Officials at securities dealers have long argued that direct bidding by investment firms would increase volatility by making auction outcomes more difficult for them to predict, encouraging them to bid cautiously. That’s at odds with their role as primary dealers obligated to participate meaningfully in Treasury auctions in exchange for being designated as trading counterparties in the New York Fed’s daily money-market operations.
Historically, primary dealers’ auction access has been viewed as the counterpart of their commitment to provide liquidity for Treasury debt subsequent to the auctions, in the so-called secondary market, said Robert Almgren, co-founder of Quantitative Brokers LLC.
“If more of the issuance goes directly to other players than primary dealers, one would expect liquidity to be worse,” Almgren said.

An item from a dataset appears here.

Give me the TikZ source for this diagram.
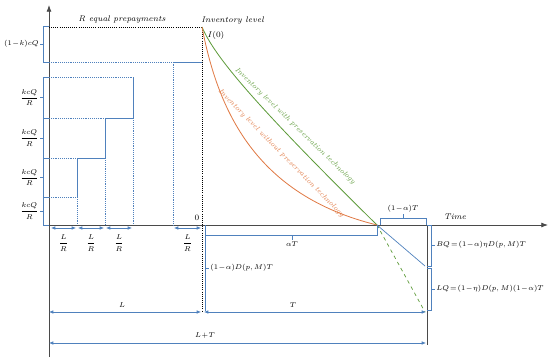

It’s also unclear how many firms are responsible for the direct buying. The Treasury hasn’t provided any detailed information about the number of investors using the direct bidding system since 2004, when then-undersecretary for domestic finance Brian Roseboro said there were 825. The department won’t say how many there are today.
Institutional investors, who still rely on dealers when they need to buy or sell debt securities, are likewise closemouthed about using the channel. Representatives for Vanguard Group, BlackRock Inc., Fidelity Investments and Pacific Investment Management Co. declined to say whether they submit direct bids in Treasury auctions.
While there’s nothing to prevent primary dealers from being shut out of a Treasury auction, that outcome may be forestalled by the expected growth in auction sizes in the coming years, JPMorgan’s Barry said.
Still, dealers’ shrinking footprint in the market only makes investors more likely to bid directly for auctions, rather than waiting for a potentially better opportunity to get the securities they need.
“There’s been a fundamental market-structure shift to liquidity, which I think just lends itself towards using the auctions as more of a liquidity point for end users,” he said.
(Adds regulations in ninth paragraph. An earlier version corrected the year in last sentence of 12th paragraph.)